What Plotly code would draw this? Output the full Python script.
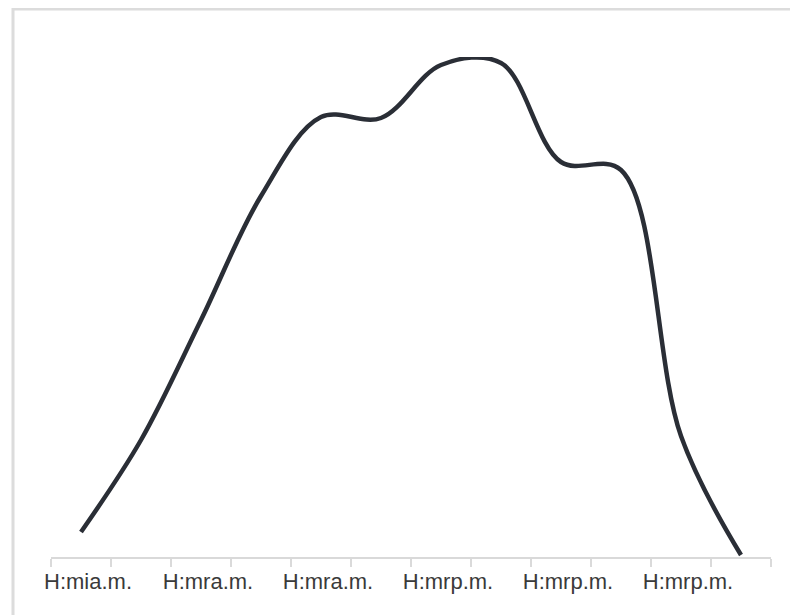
import plotly.graph_objects as go

# Data (12 categories, labels shown every other category)
categories = list(range(12))
values = [5.0, 23.4, 47.4, 72.2, 88.0, 87.8, 98.4, 98.8, 79.0, 77.4, 24.2, 0.4]
label_positions = [0, 2, 4, 6, 8, 10]
tick_labels = ["H:mia.m.", "H:mra.m.", "H:mra.m.", "H:mrp.m.", "H:mrp.m.", "H:mrp.m."]
boundaries = [i - 0.5 for i in range(13)]

fig = go.Figure()
fig.add_trace(go.Scatter(
    x=categories, y=values, mode="lines",
    line=dict(color="#2a2e36", width=4.5, shape="spline", smoothing=1.0),
    hoverinfo="skip", showlegend=False,
))

# page body has an 8px margin, so the figure is drawn 8px right/down
W, H = 790, 607
ml, mt = 43, 49
pw, ph = 720, 500
mr, mb = W - ml - pw, H - mt - ph
OFF = 8

def px_x(p):
    return (p - OFF - ml) / pw

def px_y(p):
    return (H - mb - (p - OFF)) / ph

fig.update_layout(
    width=W, height=H,
    margin=dict(l=ml, r=mr, t=mt, b=mb),
    paper_bgcolor="white", plot_bgcolor="white",
    xaxis=dict(
        range=[-0.5, 11.5], showgrid=False, zeroline=False,
        showline=True, linecolor="#d9d9d9", linewidth=2,
        tickmode="array", tickvals=label_positions, ticktext=tick_labels,
        ticks="", ticklabelstandoff=4, ticklabelshift=7,
        tickfont=dict(family="Liberation Sans, Arial, sans-serif", size=22, color="#3a3a3a"),
        minor=dict(tickmode="array", tickvals=boundaries, ticks="outside",
                   ticklen=8, tickcolor="#dadada", tickwidth=1.5, showgrid=False),
        fixedrange=True,
    ),
    yaxis=dict(range=[0, 100], visible=False, fixedrange=True),
    shapes=[
        dict(type="rect", xref="paper", yref="paper",
             x0=px_x(13), x1=px_x(830), y0=px_y(660), y1=px_y(9),
             line=dict(color="#dcdcdc", width=3), fillcolor="rgba(0,0,0,0)", layer="below"),
    ],
)

fig.write_html("out.html")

## Set exercise
Restate the material word for word from its first line through the line containing "return (H - mb - (p - OFF)) / ph", both included; the pictures do not belong in it.

## Exercise solution
What Plotly code would draw this? Output the full Python script.
import plotly.graph_objects as go

# Data (12 categories, labels shown every other category)
categories = list(range(12))
values = [5.0, 23.4, 47.4, 72.2, 88.0, 87.8, 98.4, 98.8, 79.0, 77.4, 24.2, 0.4]
label_positions = [0, 2, 4, 6, 8, 10]
tick_labels = ["H:mia.m.", "H:mra.m.", "H:mra.m.", "H:mrp.m.", "H:mrp.m.", "H:mrp.m."]
boundaries = [i - 0.5 for i in range(13)]

fig = go.Figure()
fig.add_trace(go.Scatter(
    x=categories, y=values, mode="lines",
    line=dict(color="#2a2e36", width=4.5, shape="spline", smoothing=1.0),
    hoverinfo="skip", showlegend=False,
))

# page body has an 8px margin, so the figure is drawn 8px right/down
W, H = 790, 607
ml, mt = 43, 49
pw, ph = 720, 500
mr, mb = W - ml - pw, H - mt - ph
OFF = 8

def px_x(p):
    return (p - OFF - ml) / pw

def px_y(p):
    return (H - mb - (p - OFF)) / ph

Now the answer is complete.